К счастью, на свет явилась великая магия репродукции, благодаря которой живописец перестал целиком зависеть от заказчика. Теперь он мог наконец проявить инициативу и заняться тем, что его интересовало, имея в виду дальнейшее тиражирование своих творений в большом количестве экземпляров. Купить эстамп мог позволить себе почти каждый, и поэтому спрос на них рос точно так же, как спрос на печатные книги. Художнику, как, впрочем, и писателю, приходилось, конечно, учитывать запросы «публики», но он ведь мог и воспитывать ее вкус. Так техника гравюры стала проводником художественного самовыражения творца задолго до того, как сам этот принцип лег в основу того, что позже стали называть «большим искусством».
Рубенс открыл для себя живопись, листая Библию с иллюстрациями Тобиаса Штиммера. С копирования этих картинок и началось для него приобщение к будущему ремеслу художника. До отъезда в Италию он благодаря гравюрам уже знакомился с творчеством великих представителей Возрождения. В Мантуе он узнал о существовании школы гравюры, основанной Джулио Романо, и даже купил для себя несколько репродукций, дополнивших его уже и тогда богатую личную коллекцию, включавшую гравюры Маркантонио Раймонди, которые тот делал для Рафаэля, а также ряд композиций по дереву Тициана. В Риме он достаточно близко сошелся с Адамом Эльсхеймером, не только выдающимся художником, но и искусным гравером. Он видел Эльсхеймера за работой, запомнил, в чем заключались особенности его техники, а позже пытался их воспроизвести: «Я узнал, что вам удалось открыть секрет гравюры на меди по белому фону, которым владел Адам Эльсхеймер. Перед тем как приступить к резьбе по доске, он покрывал медную поверхность белой грунтовкой, по которой с помощи острой иглы прокладывал контур будущего рисунка, процарапывая борозду до самого металла. Медь по природе красноватого цвета, а потому казалось, что он рисует красным мелом на белой бумаге. Состава грунтовки я, к сожалению, не помню, хотя он и делился со мной этим секретом».

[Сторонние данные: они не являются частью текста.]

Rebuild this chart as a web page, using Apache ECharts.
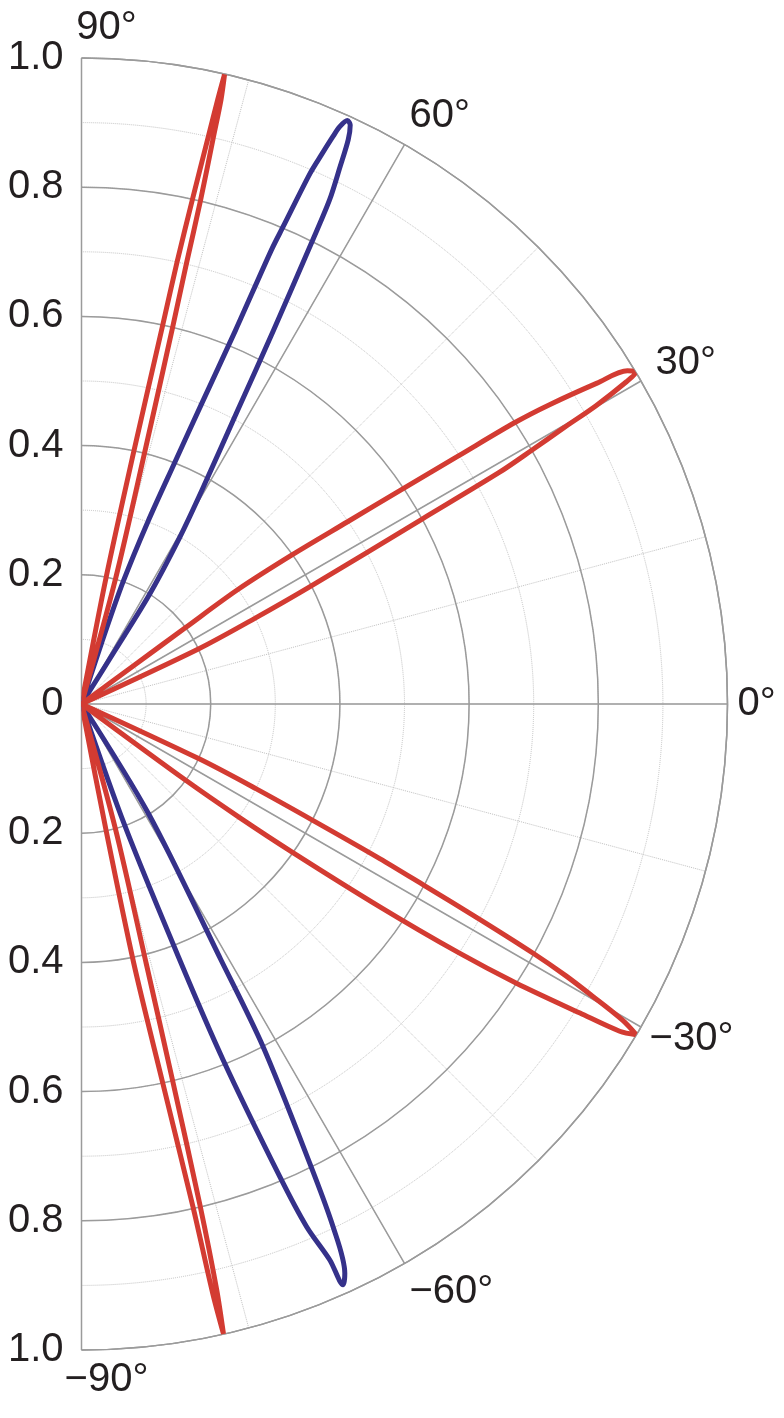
<!DOCTYPE html>
<html>
<head>
    <meta charset="UTF-8">
    <title>Polar lobes</title>
    <script src="https://cdn.jsdelivr.net/npm/echarts@6.0.0/dist/echarts.min.js"></script>
    <style>
        html, body { margin: 0; padding: 0; background: #fff; }
        #main { width: 784px; height: 1418px; }
    </style>
</head>
<body>
<div id="main"></div>
<script type="text/javascript">
    // lobe outlines as [radius, angle in degrees]
    // each one runs out from the centre along one side, round the tip and back
    var redTop = [[0, 79.5], [0.2, 79.0], [0.4, 78.3], [0.6, 77.9], [0.7, 77.8], [0.8, 77.6], [0.9, 77.4],
        [0.96, 77.3], [1.0, 77.2], [0.96, 77.0], [0.9, 76.9], [0.8, 76.7], [0.7, 76.6], [0.6, 76.4],
        [0.4, 75.9], [0.2, 74.8], [0, 74.0]];
    var blueTop = [[0, 72.0], [0.1, 71.8], [0.2, 71.2], [0.3, 70.0], [0.4, 68.9], [0.5, 68.2], [0.626, 67.6],
        [0.762, 67.3], [0.802, 67.1], [0.894, 66.7], [0.928, 66.4], [0.961, 66.1], [0.979, 65.9],
        [0.9925, 65.5], [0.988, 65.1], [0.966, 64.7], [0.923, 64.3], [0.87, 63.8], [0.8, 63.5],
        [0.65, 62.8], [0.515, 62.0], [0.379, 60.6], [0.3, 59.5], [0.2, 58.2], [0.1, 58.0], [0, 58.0]];
    var redThirty = [[0, 36.2], [0.1, 36.3], [0.2, 36.3], [0.3, 36.2], [0.4, 35.3], [0.5, 34.4], [0.6, 33.8],
        [0.7, 33.35], [0.8, 33.0], [0.86, 32.6], [0.94, 31.9], [0.99, 31.4], [1.0, 30.9], [0.98, 30.6],
        [0.92, 30.1], [0.86, 29.8], [0.8, 29.4], [0.74, 29.0], [0.6, 28.5], [0.4, 27.2], [0.3, 26.3],
        [0.2, 25.2], [0, 24.8]];
    var redMinusThirty = [[0, -24.8], [0.2, -25.0], [0.3, -25.9], [0.4, -26.7], [0.52, -27.4], [0.6, -27.9],
        [0.7, -28.4], [0.8, -28.9], [0.86, -29.3], [0.91, -29.75], [0.97, -30.3], [1.0, -30.8],
        [0.975, -31.3], [0.908, -31.8], [0.8, -32.7], [0.7, -33.4], [0.56, -34.2], [0.4, -35.1],
        [0.3, -35.7], [0.2, -36.2], [0, -36.3]];
    var blueBottom = [[0, -71.3], [0.2, -70.4], [0.424, -69.0], [0.593, -68.3], [0.793, -67.24], [0.881, -66.7],
        [0.943, -65.93], [0.986, -65.76], [0.971, -65.18], [0.898, -64.3], [0.794, -63.57], [0.6, -62.08],
        [0.45, -61.4], [0.2, -58.6], [0, -57.0]];
    var redBottom = [[0, -79.5], [0.2, -79.0], [0.41, -78.6], [0.6, -77.9], [0.797, -77.5], [0.934, -77.45],
        [1.0, -77.3], [0.93, -77.0], [0.797, -76.7], [0.6, -76.4], [0.415, -76.0], [0.2, -74.8], [0, -74.0]];

    // tick labels down the straight edge, top to bottom
    var radiusLabels = ['1.0', '0.8', '0.6', '0.4', '0.2', '0', '0.2', '0.4', '0.6', '0.8', '1.0'];

    var red = '#d33b32';
    var blue = '#35318a';
    var gridGrey = '#9b9b9b';
    var dotGrey = '#c2c2c2';
    var textColor = '#231f20';
    var labelFont = "'Liberation Sans', Arial, sans-serif";
    var labelSize = 40;

    var chart = echarts.init(document.getElementById('main'));

    function lobe(data, color) {
        return {
            type: 'line',
            coordinateSystem: 'polar',
            polarIndex: 1,
            data: data,
            symbol: 'none',
            showSymbol: false,
            smooth: 0.3,
            silent: true,
            lineStyle: {color: color, width: 5, join: 'round', cap: 'round'},
            z: 5
        };
    }

    function richLabel(extra) {
        var s = {color: textColor, fontFamily: labelFont, fontSize: labelSize};
        for (var k in extra) {
            s[k] = extra[k];
        }
        return s;
    }

    function angleText(v) {
        var s = (v < 0 ? '\u2212' + (-v) : '' + v) + '\u00b0';
        // nudge a few labels to where the figure has them
        if (Math.abs(v) === 90) {
            return '{edge|' + s + '}';
        }
        if (v === 30) {
            return '{up|' + s + '}';
        }
        if (v === -30) {
            return '{down|' + s + '}';
        }
        return s;
    }

    var option = {
        backgroundColor: '#fff',
        animation: false,
        // two identical polars: fine dotted grid underneath, solid grid and labels on top
        polar: [
            {center: [81.5, 704], radius: 646},
            {center: [81.5, 704], radius: 646}
        ],
        angleAxis: [{
            polarIndex: 0,
            type: 'value',
            min: -90,
            max: 90,
            interval: 15,
            startAngle: -90,
            endAngle: 90,
            clockwise: false,
            z: 1,
            axisLine: {show: false},
            axisTick: {show: false},
            axisLabel: {show: false},
            splitLine: {show: true, lineStyle: {color: dotGrey, width: 1, type: 'dotted'}}
        }, {
            polarIndex: 1,
            type: 'value',
            min: -90,
            max: 90,
            interval: 30,
            startAngle: -90,
            endAngle: 90,
            clockwise: false,
            z: 2,
            axisLine: {show: true, lineStyle: {color: gridGrey, width: 1.5}},
            axisTick: {show: false},
            splitLine: {show: true, lineStyle: {color: gridGrey, width: 1.5}},
            axisLabel: {
                show: true,
                margin: 10,
                color: textColor,
                fontFamily: labelFont,
                fontSize: labelSize,
                formatter: angleText,
                rich: {
                    edge: richLabel({padding: [0, 0, 0, 50]}),
                    up: richLabel({lineHeight: 26, padding: [0, 0, 0, 6]}),
                    down: richLabel({lineHeight: 14})
                }
            }
        }],
        radiusAxis: [{
            polarIndex: 0,
            type: 'value',
            min: 0,
            max: 1,
            interval: 0.1,
            z: 1,
            axisLine: {show: false},
            axisTick: {show: false},
            axisLabel: {show: false},
            splitLine: {show: true, lineStyle: {color: dotGrey, width: 1, type: 'dotted'}}
        }, {
            polarIndex: 1,
            type: 'value',
            min: 0,
            max: 1,
            interval: 0.2,
            z: 2,
            axisLine: {show: false},
            axisTick: {show: false},
            axisLabel: {show: false},
            splitLine: {show: true, lineStyle: {color: gridGrey, width: 1.5}}
        }],
        // plain cartesian axis only to carry the radius labels on the straight edge
        grid: {left: 81.5, top: 58, width: 600, height: 1292},
        xAxis: {type: 'value', show: false},
        yAxis: {
            type: 'category',
            data: radiusLabels,
            inverse: true,
            boundaryGap: false,
            axisLine: {show: false},
            axisTick: {show: false},
            splitLine: {show: false},
            axisLabel: {
                margin: 18,
                color: textColor,
                fontFamily: labelFont,
                fontSize: labelSize,
                interval: 0
            }
        },
        series: [
            lobe(blueTop, blue),
            lobe(blueBottom, blue),
            lobe(redTop, red),
            lobe(redThirty, red),
            lobe(redMinusThirty, red),
            lobe(redBottom, red)
        ]
    };

    chart.setOption(option);
</script>
</body>
</html>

Любитель гравюры самой по себе, Рубенс быстро осознал, какие богатые возможности для широкого распространения произведений художественного искусства таит в себе эта техника. Он близко дружил с печатником Балтазаром Моретусом, который постоянно требовал от него иллюстраций для издаваемых книг. Собственноручно Рубенс выполнил всего две гравюры, но это не значит, что он не разбирался в тонкостях тиражирования картин для «широкой публики». Неслучайно, едва у него появилась возможность, он оборудовал у себя в мастерской особый «отдел гравюры». Здесь никого и ничему не обучали. Здесь под строгим контролем мастера гравер-ремесленник наносил на медные дощечки рисунки, которые сам Рубенс или Ван Дейк, а позже и Эразм Квеллин выполняли по мотивам наиболее удачных картин.

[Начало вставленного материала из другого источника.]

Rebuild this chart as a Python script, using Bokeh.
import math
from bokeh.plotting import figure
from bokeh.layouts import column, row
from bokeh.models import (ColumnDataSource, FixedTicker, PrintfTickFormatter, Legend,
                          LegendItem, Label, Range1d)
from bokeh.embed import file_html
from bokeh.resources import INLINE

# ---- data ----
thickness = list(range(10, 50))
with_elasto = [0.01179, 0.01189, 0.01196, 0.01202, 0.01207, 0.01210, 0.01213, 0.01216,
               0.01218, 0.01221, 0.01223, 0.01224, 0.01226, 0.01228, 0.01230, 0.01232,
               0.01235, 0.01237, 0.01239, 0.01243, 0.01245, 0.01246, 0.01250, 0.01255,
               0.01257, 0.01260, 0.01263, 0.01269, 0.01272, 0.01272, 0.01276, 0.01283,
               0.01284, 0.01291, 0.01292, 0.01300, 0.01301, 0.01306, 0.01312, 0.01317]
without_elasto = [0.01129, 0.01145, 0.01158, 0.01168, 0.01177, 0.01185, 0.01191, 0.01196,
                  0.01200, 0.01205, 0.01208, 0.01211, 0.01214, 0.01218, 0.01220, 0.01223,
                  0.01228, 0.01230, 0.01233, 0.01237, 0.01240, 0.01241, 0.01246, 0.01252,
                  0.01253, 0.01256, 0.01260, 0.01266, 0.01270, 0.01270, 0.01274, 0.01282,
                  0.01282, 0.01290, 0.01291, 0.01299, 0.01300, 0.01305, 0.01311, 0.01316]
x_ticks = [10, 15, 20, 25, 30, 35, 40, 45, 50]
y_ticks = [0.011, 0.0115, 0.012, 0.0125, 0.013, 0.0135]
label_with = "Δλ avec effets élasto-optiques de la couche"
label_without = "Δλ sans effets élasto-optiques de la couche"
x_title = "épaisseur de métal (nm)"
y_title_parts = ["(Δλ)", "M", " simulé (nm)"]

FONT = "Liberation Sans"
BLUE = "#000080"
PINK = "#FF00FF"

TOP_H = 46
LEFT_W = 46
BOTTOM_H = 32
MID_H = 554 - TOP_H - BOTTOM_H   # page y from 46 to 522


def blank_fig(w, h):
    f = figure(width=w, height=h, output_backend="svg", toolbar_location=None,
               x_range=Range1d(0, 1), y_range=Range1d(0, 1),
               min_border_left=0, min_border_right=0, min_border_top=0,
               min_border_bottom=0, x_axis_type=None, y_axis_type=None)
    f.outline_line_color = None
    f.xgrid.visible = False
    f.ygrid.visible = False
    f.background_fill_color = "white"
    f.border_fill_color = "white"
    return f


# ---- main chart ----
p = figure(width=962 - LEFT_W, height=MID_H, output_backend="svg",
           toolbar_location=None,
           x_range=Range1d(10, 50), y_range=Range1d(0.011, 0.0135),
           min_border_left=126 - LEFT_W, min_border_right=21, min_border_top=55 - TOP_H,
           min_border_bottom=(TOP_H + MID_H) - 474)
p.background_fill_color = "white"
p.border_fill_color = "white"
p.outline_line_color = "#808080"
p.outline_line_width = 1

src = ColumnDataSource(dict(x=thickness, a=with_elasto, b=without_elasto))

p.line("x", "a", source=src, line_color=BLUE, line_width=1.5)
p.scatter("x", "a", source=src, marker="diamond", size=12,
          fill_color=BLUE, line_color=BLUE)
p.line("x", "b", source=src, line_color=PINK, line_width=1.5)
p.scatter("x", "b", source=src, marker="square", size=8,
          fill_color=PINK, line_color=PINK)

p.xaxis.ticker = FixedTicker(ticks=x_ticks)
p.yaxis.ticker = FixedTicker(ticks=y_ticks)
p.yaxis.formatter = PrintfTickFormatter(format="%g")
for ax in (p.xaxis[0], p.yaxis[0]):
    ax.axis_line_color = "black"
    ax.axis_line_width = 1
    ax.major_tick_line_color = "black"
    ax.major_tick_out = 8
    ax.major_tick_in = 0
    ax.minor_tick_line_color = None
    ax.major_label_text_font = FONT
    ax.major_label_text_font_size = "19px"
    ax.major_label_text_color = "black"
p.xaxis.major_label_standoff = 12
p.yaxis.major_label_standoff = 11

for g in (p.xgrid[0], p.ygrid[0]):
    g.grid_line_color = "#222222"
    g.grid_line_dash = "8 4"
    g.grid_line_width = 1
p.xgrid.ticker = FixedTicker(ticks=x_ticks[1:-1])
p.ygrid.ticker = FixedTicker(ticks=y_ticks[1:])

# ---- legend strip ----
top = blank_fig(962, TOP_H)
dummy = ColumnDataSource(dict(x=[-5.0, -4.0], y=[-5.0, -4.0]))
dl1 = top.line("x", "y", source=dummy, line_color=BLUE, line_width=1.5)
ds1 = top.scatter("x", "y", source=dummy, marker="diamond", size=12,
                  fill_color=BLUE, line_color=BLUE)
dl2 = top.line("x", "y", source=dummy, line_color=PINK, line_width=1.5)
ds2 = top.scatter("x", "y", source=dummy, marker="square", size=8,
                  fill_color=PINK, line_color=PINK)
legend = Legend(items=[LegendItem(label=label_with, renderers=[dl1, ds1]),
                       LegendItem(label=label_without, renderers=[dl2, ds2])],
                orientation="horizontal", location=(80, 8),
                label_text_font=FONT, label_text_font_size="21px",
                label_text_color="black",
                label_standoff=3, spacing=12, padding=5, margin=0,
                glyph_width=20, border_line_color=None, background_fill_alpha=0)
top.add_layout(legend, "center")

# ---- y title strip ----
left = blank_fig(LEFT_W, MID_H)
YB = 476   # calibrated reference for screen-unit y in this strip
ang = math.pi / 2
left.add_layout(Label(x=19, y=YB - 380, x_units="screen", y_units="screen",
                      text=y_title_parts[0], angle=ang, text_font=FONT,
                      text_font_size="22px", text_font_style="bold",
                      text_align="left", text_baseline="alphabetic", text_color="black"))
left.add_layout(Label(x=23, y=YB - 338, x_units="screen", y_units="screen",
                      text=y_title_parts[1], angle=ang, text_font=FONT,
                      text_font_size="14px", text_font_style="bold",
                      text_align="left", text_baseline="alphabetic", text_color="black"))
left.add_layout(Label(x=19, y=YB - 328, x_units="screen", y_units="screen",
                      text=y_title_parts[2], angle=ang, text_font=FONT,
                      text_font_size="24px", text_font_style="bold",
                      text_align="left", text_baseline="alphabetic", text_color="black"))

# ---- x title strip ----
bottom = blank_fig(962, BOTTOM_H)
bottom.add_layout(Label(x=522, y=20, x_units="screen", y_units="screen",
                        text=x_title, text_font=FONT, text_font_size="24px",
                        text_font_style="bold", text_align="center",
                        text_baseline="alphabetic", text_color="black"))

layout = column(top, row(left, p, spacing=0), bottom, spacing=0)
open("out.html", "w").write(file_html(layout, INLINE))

В отличие от Дюрера Рубенсу не приходилось прибегать к технике гравюры для того, чтобы выполнить в миниатюре то, что не удавалось сделать в крупной форме. Гравюра, бесспорно, служила для него средством самовыражения, но в несколько ином смысле, нежели вкладывает в это понятие Панофски. Американский искусствовед увидел в гравюре прежде всего способ свободного выражения фантазии автора. У Рубенса подход к гравюре отличался тем, что для него эта техника таила в себе не столько возможности творческого самовыражения, сколько возможности конкретного приложения его феноменальных администраторских способностей. Заказчики желали, чтобы он писал религиозные сюжеты и мифологические сцены. Извольте, Рубенс писал и религиозные сюжеты, и мифологические сцены. По ним же изготовлялись и гравюры. Он отнюдь не стремился посредством гравюры показать зрителю «другого Рубенса» — менее ангажированного и свободного от конформизма. В гравюре, как и в живописи, он оставался точно таким, каким его желали видеть заказчики, оплачивавшие его труд. Он по-прежнему не пытался спорить с эстетическим вкусом великих мира сего. Поэтому и гравюру он рассматривал прежде всего как способ расширения своей аудитории, как возможность распространения своей известности за пределами одной страны. Не исключено, что к каждому из своих полотен он относился как к своего рода «капиталу». Тиражируя картины, он заставлял «работать» этот капитал.